*Problem statement*.
Copy exactly the lines from the start of the material through the line with "(0,0) rectangle (1192,611);". Pictures stay out of the copy.

*Data provided*.
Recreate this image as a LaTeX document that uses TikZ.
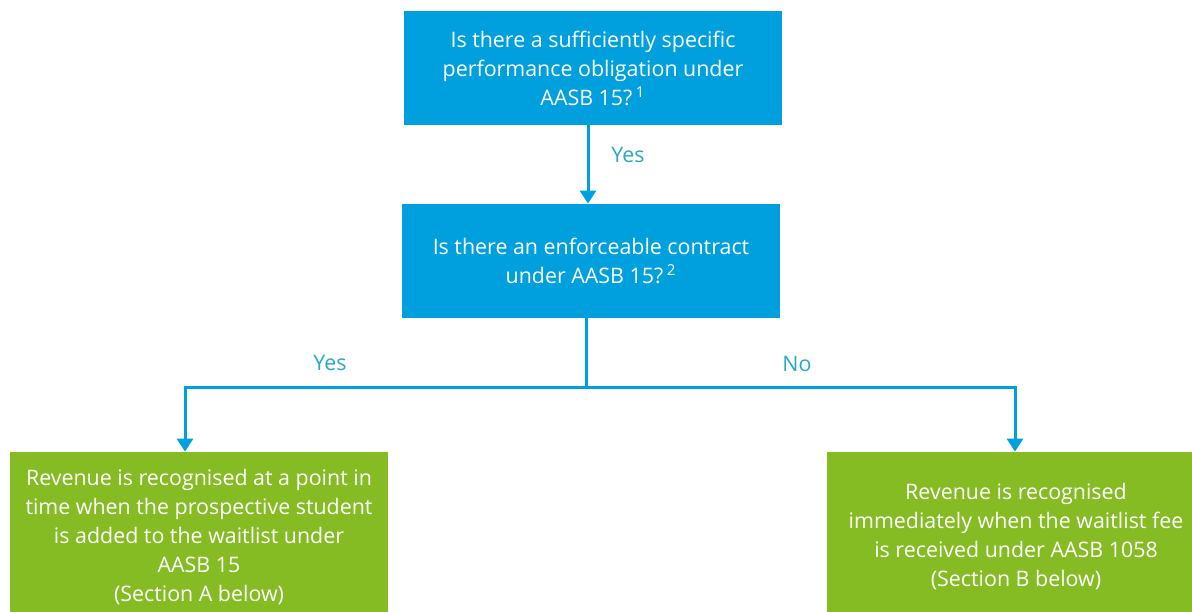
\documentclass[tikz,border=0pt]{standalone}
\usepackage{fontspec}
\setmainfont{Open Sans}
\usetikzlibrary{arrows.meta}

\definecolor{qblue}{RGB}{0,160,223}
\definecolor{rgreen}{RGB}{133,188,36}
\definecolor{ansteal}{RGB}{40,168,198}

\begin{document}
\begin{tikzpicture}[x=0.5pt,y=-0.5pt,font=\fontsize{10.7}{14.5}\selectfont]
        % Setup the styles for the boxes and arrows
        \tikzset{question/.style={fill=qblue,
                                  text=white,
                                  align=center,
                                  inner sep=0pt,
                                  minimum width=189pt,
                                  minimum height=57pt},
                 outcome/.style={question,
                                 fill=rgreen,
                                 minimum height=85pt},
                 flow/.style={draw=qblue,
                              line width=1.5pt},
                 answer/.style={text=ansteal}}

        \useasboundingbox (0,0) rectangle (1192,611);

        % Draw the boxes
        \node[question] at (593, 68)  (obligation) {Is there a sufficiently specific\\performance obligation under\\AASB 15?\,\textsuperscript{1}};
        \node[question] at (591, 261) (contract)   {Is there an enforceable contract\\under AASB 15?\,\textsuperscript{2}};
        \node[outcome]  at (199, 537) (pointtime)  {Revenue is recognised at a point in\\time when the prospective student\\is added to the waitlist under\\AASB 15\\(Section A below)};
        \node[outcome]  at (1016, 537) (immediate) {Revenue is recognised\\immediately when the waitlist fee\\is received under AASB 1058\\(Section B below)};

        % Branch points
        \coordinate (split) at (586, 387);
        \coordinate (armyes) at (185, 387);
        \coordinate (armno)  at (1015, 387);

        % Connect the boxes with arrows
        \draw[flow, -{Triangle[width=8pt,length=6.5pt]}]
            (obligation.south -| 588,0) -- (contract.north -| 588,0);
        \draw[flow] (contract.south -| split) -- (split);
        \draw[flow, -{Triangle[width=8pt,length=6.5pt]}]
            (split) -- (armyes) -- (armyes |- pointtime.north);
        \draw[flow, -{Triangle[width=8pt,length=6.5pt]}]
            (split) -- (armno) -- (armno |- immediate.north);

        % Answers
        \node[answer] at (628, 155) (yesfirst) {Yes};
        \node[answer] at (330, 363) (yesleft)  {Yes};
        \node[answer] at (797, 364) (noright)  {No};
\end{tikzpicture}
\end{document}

*Solution for this exercise*.
Recreate this image as a LaTeX document that uses TikZ.
\documentclass[tikz,border=0pt]{standalone}
\usepackage{fontspec}
\setmainfont{Open Sans}
\usetikzlibrary{arrows.meta}

\definecolor{qblue}{RGB}{0,160,223}
\definecolor{rgreen}{RGB}{133,188,36}
\definecolor{ansteal}{RGB}{40,168,198}

\begin{document}
\begin{tikzpicture}[x=0.5pt,y=-0.5pt,font=\fontsize{10.7}{14.5}\selectfont]
        % Setup the styles for the boxes and arrows
        \tikzset{question/.style={fill=qblue,
                                  text=white,
                                  align=center,
                                  inner sep=0pt,
                                  minimum width=189pt,
                                  minimum height=57pt},
                 outcome/.style={question,
                                 fill=rgreen,
                                 minimum height=85pt},
                 flow/.style={draw=qblue,
                              line width=1.5pt},
                 answer/.style={text=ansteal}}

        \useasboundingbox (0,0) rectangle (1192,611);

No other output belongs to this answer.